I Ate All the Things This Christmas...
I just have to get this off my chest...I am typically very VERY strict about food. Making sure it's real, whole, and balanced. I am crowned the "Food Nazi" by my husband. It has at points in my life become a vice that has made me feel weighed down and bound instead of free to be, live, and enjoy food. I wish the majority of my motivation for eating was for my health...but it hasn't been. My obsession with eating healthy is mainly for the physical result of maintaining an ideal weight. There it is, the yucky truth. I have even created some unhealthy habits along the way to maintain that result, like eating very little, or "forgetting to eat".
I grew up in a VERY health conscious home.

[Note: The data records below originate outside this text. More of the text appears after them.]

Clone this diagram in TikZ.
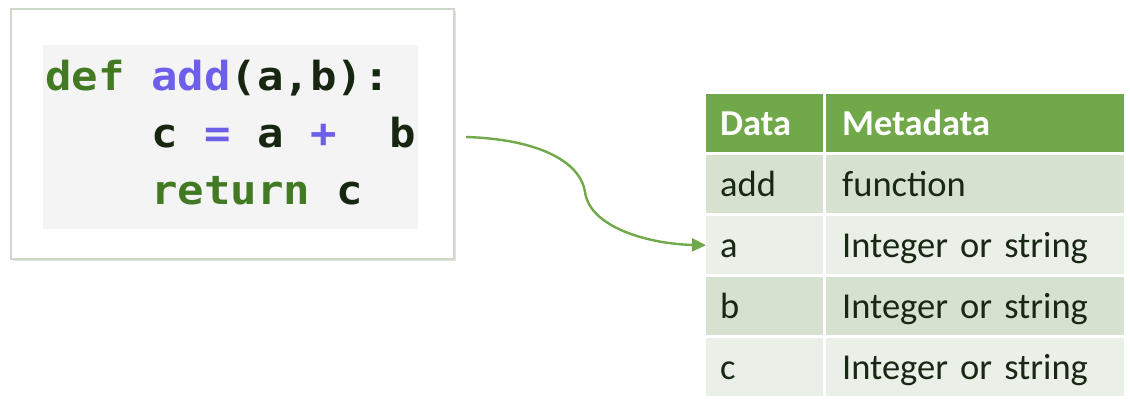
\documentclass[tikz,border=0pt]{standalone}
\usepackage{fontspec}
\setmainfont{Carlito}
\newfontfamily\codefont[FakeStretch=1.1]{DejaVu Sans Mono}
\usetikzlibrary{arrows.meta,shadows}
\definecolor{hdrgreen}{RGB}{112,168,74}
\definecolor{rowdark}{RGB}{214,226,207}
\definecolor{rowlight}{RGB}{234,239,231}
\definecolor{tabtext}{RGB}{25,40,20}
\definecolor{codegreen}{RGB}{66,122,36}
\definecolor{codepurple}{RGB}{110,95,235}
\definecolor{codedark}{RGB}{22,38,16}
\definecolor{framecol}{RGB}{206,216,200}
\definecolor{codebg}{RGB}{244,244,244}
\tikzset{
  cell/.style={anchor=north west, inner ysep=0pt, minimum height=58pt,
    text height=32pt, text depth=8pt, align=left,
    font=\fontsize{36.5}{42}\selectfont, text=tabtext},
  colA/.style={cell, text width=89pt, inner xsep=14pt, minimum width=117pt},
  colB/.style={cell, text width=266pt, inner xsep=16pt, minimum width=298pt},
  hdr/.style={fill=hdrgreen, text=white, font=\fontsize{36.5}{42}\selectfont\bfseries},
  codeline/.style={anchor=base west, inner sep=0pt, font=\codefont\bfseries\fontsize{40}{48}\selectfont},
  conn/.style={draw=hdrgreen, line width=2.4pt, -{Triangle[length=14pt,width=13pt]}}
}
\begin{document}
\begin{tikzpicture}[x=1pt,y=-1pt]
\useasboundingbox (0,0) rectangle (1130,413);
% code box
\node[draw=framecol, line width=1.6pt, fill=white, anchor=north west,
  minimum width=443pt, minimum height=250pt, inner sep=0pt,
  drop shadow={opacity=0.22, shadow xshift=2pt, shadow yshift=-2pt}] (codebox) at (10,8) {};
\node[fill=codebg, anchor=north west, minimum width=375pt, minimum height=184pt, inner sep=0pt] (codearea) at (43,45) {};
\node[codeline] (l1) at (45,90) {\textcolor{codegreen}{def} \textcolor{codepurple}{add}\textcolor{codedark}{(a,b):}};
\node[codeline] (l2) at (45,147) {\textcolor{codedark}{\ \ \ \ c} \textcolor{codepurple}{=} \textcolor{codedark}{a} \textcolor{codepurple}{+} \ \textcolor{codedark}{b}};
\node[codeline] (l3) at (45,204) {\ \ \ \ \textcolor{codegreen}{return} \textcolor{codedark}{c}};
% table
\node[colA, hdr] (h1) at (706,94) {Data};
\node[colB, hdr] (h2) at (826,94) {Metadata};
\node[colA, fill=rowdark] (r1a) at (706,155) {add};
\node[colB, fill=rowdark] (r1b) at (826,155) {function};
\node[colA, fill=rowlight] (r2a) at (706,216) {a};
\node[colB, fill=rowlight] (r2b) at (826,216) {Integer or string};
\node[colA, fill=rowdark] (r3a) at (706,277) {b};
\node[colB, fill=rowdark] (r3b) at (826,277) {Integer or string};
\node[colA, fill=rowlight] (r4a) at (706,338) {c};
\node[colB, fill=rowlight] (r4b) at (826,338) {Integer or string};
% connector
\coordinate (start) at (466,137);
\coordinate (mid) at (585,192);
\draw[conn] (start) .. controls (535,139) and (580,160) .. (mid)
  .. controls (590,228) and (650,244) .. (r2a.west);
\end{tikzpicture}
\end{document}
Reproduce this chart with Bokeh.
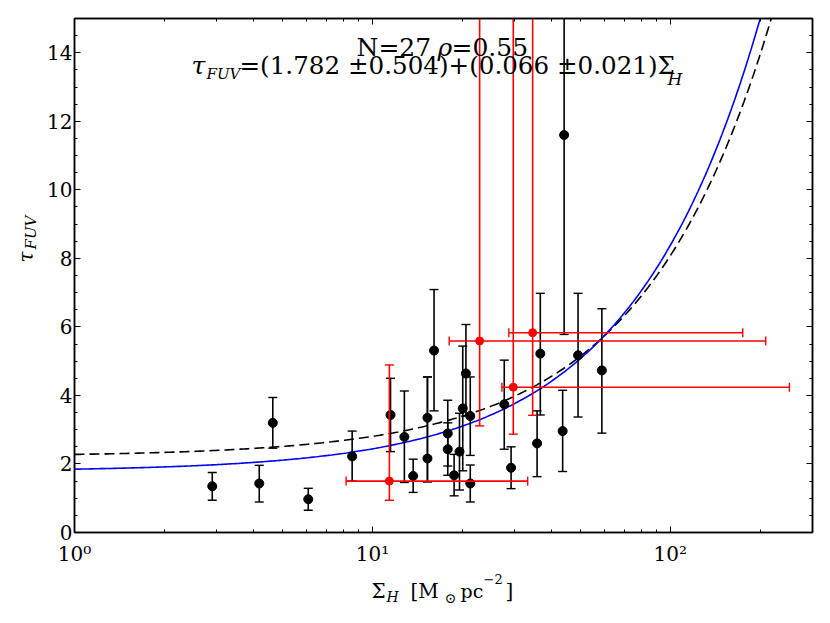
import math
import numpy as np
from bokeh.plotting import figure
from bokeh.layouts import row, column
from bokeh.models import (ColumnDataSource, Label, LinearAxis, LogAxis, FixedTicker,
                          SingleIntervalTicker, Range1d, CustomJSTickFormatter)
from bokeh.embed import file_html
from bokeh.resources import INLINE

# ---------------- data ----------------
black_x = [2.90, 4.17, 4.63, 6.09, 8.55, 11.5, 12.8, 13.7, 15.3, 15.3, 16.1, 17.9, 17.9,
           18.8, 19.6, 20.1, 20.6, 21.3, 21.3, 27.7, 29.2, 35.7, 36.6, 43.5, 44.0, 49.0, 58.9]
black_y = [1.35, 1.43, 3.20, 0.97, 2.22, 3.43, 2.79, 1.65, 3.35, 2.16, 5.31, 2.89, 2.43,
           1.67, 2.36, 3.62, 4.64, 3.40, 1.43, 3.74, 1.89, 2.60, 5.22, 2.96, 11.6, 5.17, 4.73]
black_hi = [1.75, 1.96, 3.94, 1.29, 2.96, 4.50, 4.13, 2.14, 4.54, 4.54, 7.09, 3.86, 3.20,
            2.28, 3.48, 5.44, 6.07, 4.54, 1.97, 5.03, 2.50, 3.55, 6.98, 4.15, 20.0, 6.98, 6.53]
black_lo = [0.94, 0.89, 2.46, 0.65, 1.50, 2.36, 1.46, 1.17, 1.48, 1.48, 3.55, 1.94, 1.67,
            1.07, 1.24, 1.80, 3.40, 2.25, 0.89, 2.43, 1.28, 1.63, 3.43, 1.78, 5.78, 3.37, 2.90]

red_x = [11.4, 22.9, 29.7, 34.5]
red_y = [1.50, 5.59, 4.24, 5.83]
red_yhi = [4.89, 20.0, 20.0, 20.0]
red_ylo = [0.94, 3.11, 2.87, 3.42]
red_xlo = [8.16, 18.1, 27.2, 28.7]
red_xhi = [33.2, 209.0, 251.0, 175.0]

# fit coefficients (intercept, slope)
fit_blue = (1.782, 0.066)
fit_dashed = (2.22, 0.0586)

x_major = [1, 10, 100]
x_major_labels = {1: "10\u2070", 10: "10\u00b9", 100: "10\u00b2"}
x_minor = [2, 3, 4, 5, 6, 7, 8, 9, 20, 30, 40, 50, 60, 70, 80, 90, 200, 300]

# ---------------- layout constants (page px) ----------------
YLAB_W = 44          # width of the strip holding the y-axis title
MAIN_H = 568         # height of the main figure
XLAB_H = 55          # height of the strip holding the x-axis title
FL, FB = 73.0, 533.0 # frame left / bottom in page px
BL, BR = int(FL) - YLAB_W, 20
MAIN_W = BL + 739 + BR
FULL_W = YLAB_W + MAIN_W

FONT = "DejaVu Serif"

p = figure(width=MAIN_W, height=MAIN_H, x_axis_type="log",
           x_range=Range1d(1, 300), y_range=Range1d(0, 15),
           output_backend="svg", toolbar_location=None,
           min_border_left=BL, min_border_right=BR, min_border_top=18,
           min_border_bottom=MAIN_H - 18 - 515)
p.grid.visible = False
p.outline_line_color = "black"
p.outline_line_width = 1.5
p.background_fill_color = "white"
p.border_fill_color = "white"


def style_axis(ax):
    ax.axis_line_color = "black"
    ax.axis_line_width = 1.5
    ax.major_tick_in = 6
    ax.major_tick_out = 0
    ax.minor_tick_in = 3
    ax.minor_tick_out = 0
    ax.major_tick_line_color = "black"
    ax.minor_tick_line_color = "black"
    ax.major_label_text_font = FONT
    ax.major_label_text_font_size = "20px"
    ax.major_label_text_color = "black"


xt = FixedTicker(ticks=x_major, minor_ticks=x_minor)
yt = SingleIntervalTicker(interval=2, num_minor_ticks=4)

xa = p.xaxis[0]
xa.ticker = xt
xa.major_label_overrides = x_major_labels
style_axis(xa)
xa.major_label_standoff = 9

ya = p.yaxis[0]
ya.ticker = yt
style_axis(ya)
ya.major_label_standoff = 2

blank = CustomJSTickFormatter(code="return ''")
top = LogAxis(ticker=xt, formatter=blank)
style_axis(top)
p.add_layout(top, "above")
right = LinearAxis(ticker=yt, formatter=blank)
style_axis(right)
right.major_label_standoff = 0
p.add_layout(right, "right")

# fit lines
fx = np.logspace(0, math.log10(300), 400)
p.line(fx, fit_dashed[0] + fit_dashed[1] * fx, line_color="black", line_width=1.6,
       line_dash="10 5")
p.line(fx, fit_blue[0] + fit_blue[1] * fx, line_color="#0000ff", line_width=1.6)

# black points with vertical error bars
bsrc = ColumnDataSource(dict(x=black_x, y=black_y, hi=black_hi, lo=black_lo))
p.segment(x0="x", y0="lo", x1="x", y1="hi", source=bsrc, line_color="black", line_width=1.6)
p.scatter(x="x", y="hi", source=bsrc, marker="dash", size=9, line_color="black",
          line_width=1.4)
p.scatter(x="x", y="lo", source=bsrc, marker="dash", size=9, line_color="black",
          line_width=1.4)
p.scatter(x="x", y="y", source=bsrc, marker="circle", size=9, fill_color="black",
          line_color="black")

# red points with x and y error bars
rsrc = ColumnDataSource(dict(x=red_x, y=red_y, yhi=red_yhi, ylo=red_ylo,
                             xlo=red_xlo, xhi=red_xhi))
RED = "#ff0000"
p.segment(x0="x", y0="ylo", x1="x", y1="yhi", source=rsrc, line_color=RED, line_width=1.6)
p.segment(x0="xlo", y0="y", x1="xhi", y1="y", source=rsrc, line_color=RED, line_width=1.6)
for col in ("yhi", "ylo"):
    p.scatter(x="x", y=col, source=rsrc, marker="dash", size=9, line_color=RED,
              line_width=1.4)
for col in ("xlo", "xhi"):
    p.scatter(x=col, y="y", source=rsrc, marker="dash", size=9, angle=math.pi / 2,
              line_color=RED, line_width=1.4)
p.scatter(x="x", y="y", source=rsrc, marker="circle", size=8, fill_color=RED,
          line_color=RED)


# ---------------- text ----------------
def mk_label(target, text, sx, sy, size, italic=False, align="left", angle=0.0,
             baseline="alphabetic"):
    target.add_layout(Label(x=sx, y=sy, x_units="screen", y_units="screen",
                            text=text, text_font=FONT,
                            text_font_size=f"{size}px",
                            text_font_style="italic" if italic else "normal",
                            text_align=align, text_baseline=baseline,
                            angle=angle, text_color="black"))


def lab(text, px, py, size, italic=False, align="left"):
    # inside the main frame: relative to frame bottom-left
    mk_label(p, text, px - FL, FB - py, size, italic, align)


# annotation lines
lab("N=27", 355, 48, 25)
lab("\u03c1", 436, 48, 25, italic=True)
lab("=0.55", 450, 48, 25)
lab("\u03c4", 190, 66, 25, italic=True)
lab("FUV", 205, 74, 15, italic=True)
lab("=(1.782 \u00b10.504)+(0.066 \u00b10.021)\u03a3", 238, 66, 24.6)
lab("H", 666, 79, 17, italic=True)


def strip(w, h):
    f = figure(width=w, height=h, x_range=Range1d(0, w), y_range=Range1d(0, h),
               x_axis_location=None, y_axis_location=None,
               min_border_left=0, min_border_right=0, min_border_top=0,
               min_border_bottom=0,
               output_backend="svg", toolbar_location=None)
    f.grid.visible = False
    f.outline_line_color = None
    f.background_fill_color = "white"
    f.border_fill_color = "white"
    return f


# y-axis title strip (page x 0..YLAB_W, page y 0..MAIN_H)
ylab = strip(YLAB_W, MAIN_H)
mk_label(ylab, "\u03c4", 25, MAIN_H - 298, 20, italic=True, angle=math.pi / 2,
         baseline="middle")
mk_label(ylab, "FUV", 30, MAIN_H - 285, 15, italic=True, angle=math.pi / 2,
         baseline="middle")

# x-axis title strip spanning the full page width, directly below
xlab = strip(FULL_W, XLAB_H)
ytop = MAIN_H + XLAB_H


def xl(text, px, py, size, italic=False):
    mk_label(xlab, text, px, ytop - py, size, italic)


xl("\u03a3", 371, 590, 20)
xl("H", 386, 596, 14, italic=True)
xl("[M", 410, 590, 20)
xl("\u2299", 444, 597, 14)
xl("pc", 460, 590, 19)
xl("\u22122", 483, 578, 13)
xl("]", 505, 590, 20)

layout = column(row(ylab, p, spacing=0), xlab, spacing=0)
open("out.html", "w").write(file_html(layout, INLINE))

I am grateful in many ways for this...it has caused me to challenge a lot of modern day treatments and low calorie fake food diets. However, there is a down side to not consuming processed sugar until you are 9 years old. How so? Let me tell you...You live under extremes. You live under NEVER. You live under fear.
I am not blaming anyone for what turned into my abnormal food analyzing. I am in control of what I let in and believe. I take full responsibility for many years of distorted thinking. Of sobbing over the fact that I asked for no bread on my sandwich...and guess what. They gave me bread. A true embarrassing story. Thankfully, grace has brought me further away from living in that kind of unnecessary torture.
I still rarely eat gluten or processed food. I avoid grains. I have put on weight easily in the past for eating these items so I avoid them. I eat a lot of saturated fat and food in it's natural state. I believe in this way of eating for me and my family. However, there is still an element attached to eating like this that makes me uncomfortable. The fear of eating different than it and the "never" attitude towards it.
So I am here to share with you something freeing and slightly crazy sounding that my dear friend taught me recently. She has experienced steady, healthy weight loss over the past year. When we chatted in October, I asked her how everything was coming along with her eating and working out routine. She told me she had stopped both of those things and was giving her body the freedom to eat and just be. She said whatever it is I am eating, whether Doritos or an apple, I say "Father, Bless this food to my body". The standard prayer before eating most of us have heard before.
She was maintaining her weight beautifully. Releasing a freedom towards food she had never allowed herself to have. Letting go of shame and all the attachments that food would make her feel. It changed how she felt about herself and in return, how she metabolized her food. Something to truly celebrate. It rocked my world.
I have been processing her experience for months. I ate whatever I wanted this Christmas and the weeks surrounding it. I mean everything. Cookies, and kringle, and pancakes... If any of you know my food preferences, you know this is super out of character. I noticed something amazing. My weight did not change. My clothes didn't become tighter. I didn't feel guilt or shame for eating in this way. I enjoyed my family and our time together. I asked for a blessing on my body, for it to go well with me, for it not to hold me hostage to fear of what it would do to me. To be kind, gentle, and loving towards myself.
This was a gift I don't fully understand, but am trying to continue to practice in more areas of my life. I am back to eating in my normal way and feel more free than ever before. Letting go of the fear and the never attitude.
It's okay if this sounds like crazitown. I just had to share. But I am understanding more and more that how I see myself, the fear and shame I replay in my thought life carry a lot of weight (pun was not intentional, but totally appropriate...right?). Still processing...
Feel free to agree or disagree.
P.S. Have you experienced something like this? What are your initial thoughts?